Part of getting back to that Trivium sound was for Matt to work on getting his vocals back healthy and he spent time talking to me about what actually happened with his vocals. “I blew my voice out in 2014 towards the end of the Vengeance Falls cycle,” he explains. “When I got home and started seeing the doctors and started training with Ron Anderson we determined that I had been screaming incorrectly for my whole entire career and even singing incorrectly as well. So I had to re-learn how to sing entirely and the only way you do that is by making a lifestyle change and treating it like an athlete would and working on it day in and day out. You have to instil those kinds of patterns in your life in order to re-build something into something new.
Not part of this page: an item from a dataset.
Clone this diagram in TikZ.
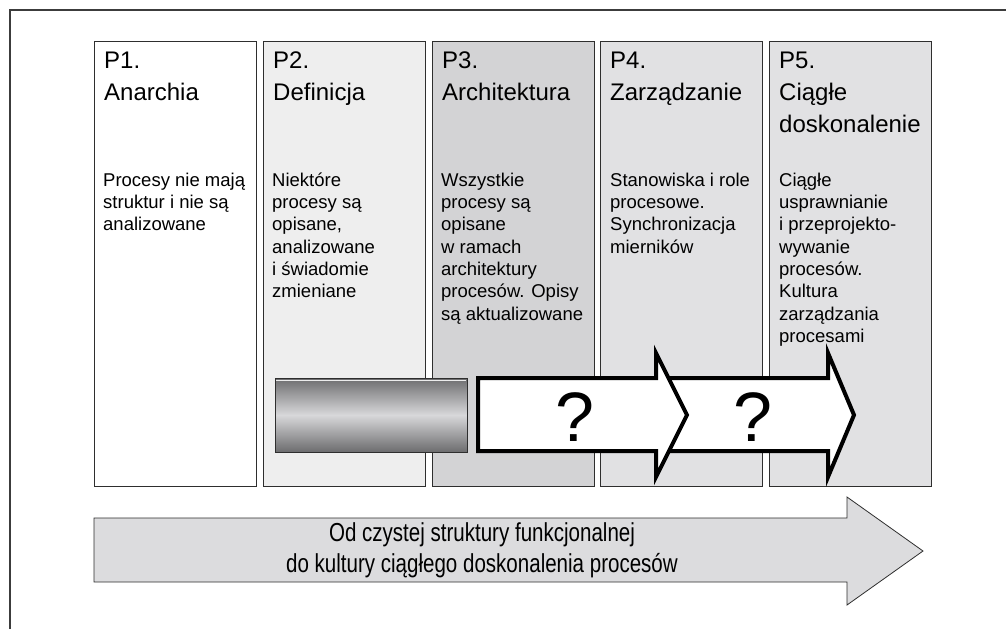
\documentclass[tikz,border=0pt]{standalone}
\usepackage{fontspec}
\setmainfont{Liberation Sans}
\newfontfamily\condfont[FakeStretch=0.79]{Liberation Sans}
\definecolor{boxline}{HTML}{2E2E2E}
\definecolor{frameline}{HTML}{3C3C3C}
\definecolor{ptwo}{HTML}{EEEEEE}
\definecolor{pthree}{HTML}{D3D3D5}
\definecolor{pfour}{HTML}{E1E1E3}
\definecolor{pfive}{HTML}{E1E1E3}
\definecolor{arrowfill}{HTML}{DCDCDE}
\definecolor{bardark}{HTML}{6C6C6E}
\definecolor{barlight}{HTML}{D8D8DA}
\begin{document}
\begin{tikzpicture}[x=1pt,y=-1pt,
  phase/.style={draw=boxline, line width=0.9pt, anchor=north west, minimum width=162pt, minimum height=445pt, inner sep=0pt, outer sep=0pt},
  titletext/.style={anchor=north west, inner sep=0pt, align=left, font=\fontsize{24}{32}\selectfont},
  bodytext/.style={anchor=north west, inner sep=0pt, align=left, font=\fontsize{18.5}{22.3}\selectfont},
  bigarrow/.style={draw=black, line width=4pt, fill=white, line join=miter},
  qmark/.style={anchor=base, inner sep=0pt, font=\fontsize{70}{70}\selectfont},
  basearrow/.style={draw=boxline, line width=0.8pt, fill=arrowfill},
  steptext/.style={align=center, inner sep=0pt, font=\condfont\fontsize{26}{31}\selectfont}
]
\useasboundingbox (0,0) rectangle (1006,629);
% outer frame (only top and left visible)
\draw[frameline, line width=1.3pt] (10,629) -- (10,10) -- (1006,10);

% phase boxes
\node[phase, fill=white] (b1) at (94,41) {};
\node[phase, fill=ptwo]  (b2) at (263,41) {};
\node[phase, fill=pthree](b3) at (432,41) {};
\node[phase, fill=pfour] (b4) at (600,41) {};
\node[phase, fill=pfive] (b5) at (769,41) {};

% titles
\node[titletext] (t1) at (104,45.6) {\strut P1.\\Anarchia};
\node[titletext] (t2) at (273,45.6) {\strut P2.\\Definicja};
\node[titletext] (t3) at (442,45.6) {\strut P3.\\Architektura};
\node[titletext] (t4) at (610,45.6) {\strut P4.\\Zarządzanie};
\node[titletext] (t5) at (779,45.6) {\strut P5.\\Ciągłe\\doskonalenie};

% descriptions
\node[bodytext] (d1) at (103,170.4) {\strut Procesy nie mają\\struktur i nie są\\analizowane};
\node[bodytext] (d2) at (272,170.4) {\strut Niektóre\\procesy są\\opisane,\\analizowane\\i świadomie\\zmieniane};
\node[bodytext] (d3) at (441,170.4) {\strut Wszystkie\\procesy są\\opisane\\w ramach\\architektury\\procesów. Opisy\\są aktualizowane};
\node[bodytext] (d4) at (610,170.4) {\strut Stanowiska i role\\procesowe.\\Synchronizacja\\mierników};
\node[bodytext] (d5) at (779,170.4) {\strut Ciągłe\\usprawnianie\\i przeprojekto-\\wywanie\\procesów.\\Kultura\\zarządzania\\procesami};

% gradient bar
\shade[top color=bardark, bottom color=bardark, middle color=barlight] (275,378) rectangle (467,452);
\draw[boxline, line width=0.8pt] (275,378) rectangle (467,452);
\draw[white!85!gray, line width=0.8pt] (276,380) -- (466,380);

% white arrows with question marks
\draw[bigarrow] (660,378) -- (828,378) -- (828,353) -- (854,415) -- (828,477) -- (828,451) -- (660,451) -- cycle;
\draw[bigarrow] (478,378) -- (656,378) -- (656,353) -- (687,415) -- (656,477) -- (656,451) -- (478,451) -- cycle;
\node[qmark] (q1) at (575,441) {?};
\node[qmark] (q2) at (753,441) {?};

% bottom arrow
\draw[basearrow] (94,518) -- (847,518) -- (847,497) -- (923,551) -- (847,605) -- (847,582) -- (94,582) -- cycle;
\node[steptext] (s) at (482,550) {Od czystej struktury funkcjonalnej\\do kultury ciągłego doskonalenia procesów};
\end{tikzpicture}
\end{document}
I’ve built it into that place where I could do some of the best singing that I could ever do but we never knew if I would ever be able to scream again. Luckily Silence In The Sun didn’t need that but I still didn’t know if I would ever be able to scream again. I started to re-learn how to scream with a different technique, but even two weeks before our last tour I still didn’t feel like I had it the way that I have it now. But I’m still learning new things as I go.”
The Sin And The Sentence is out through Roadrunner Records on October 20th.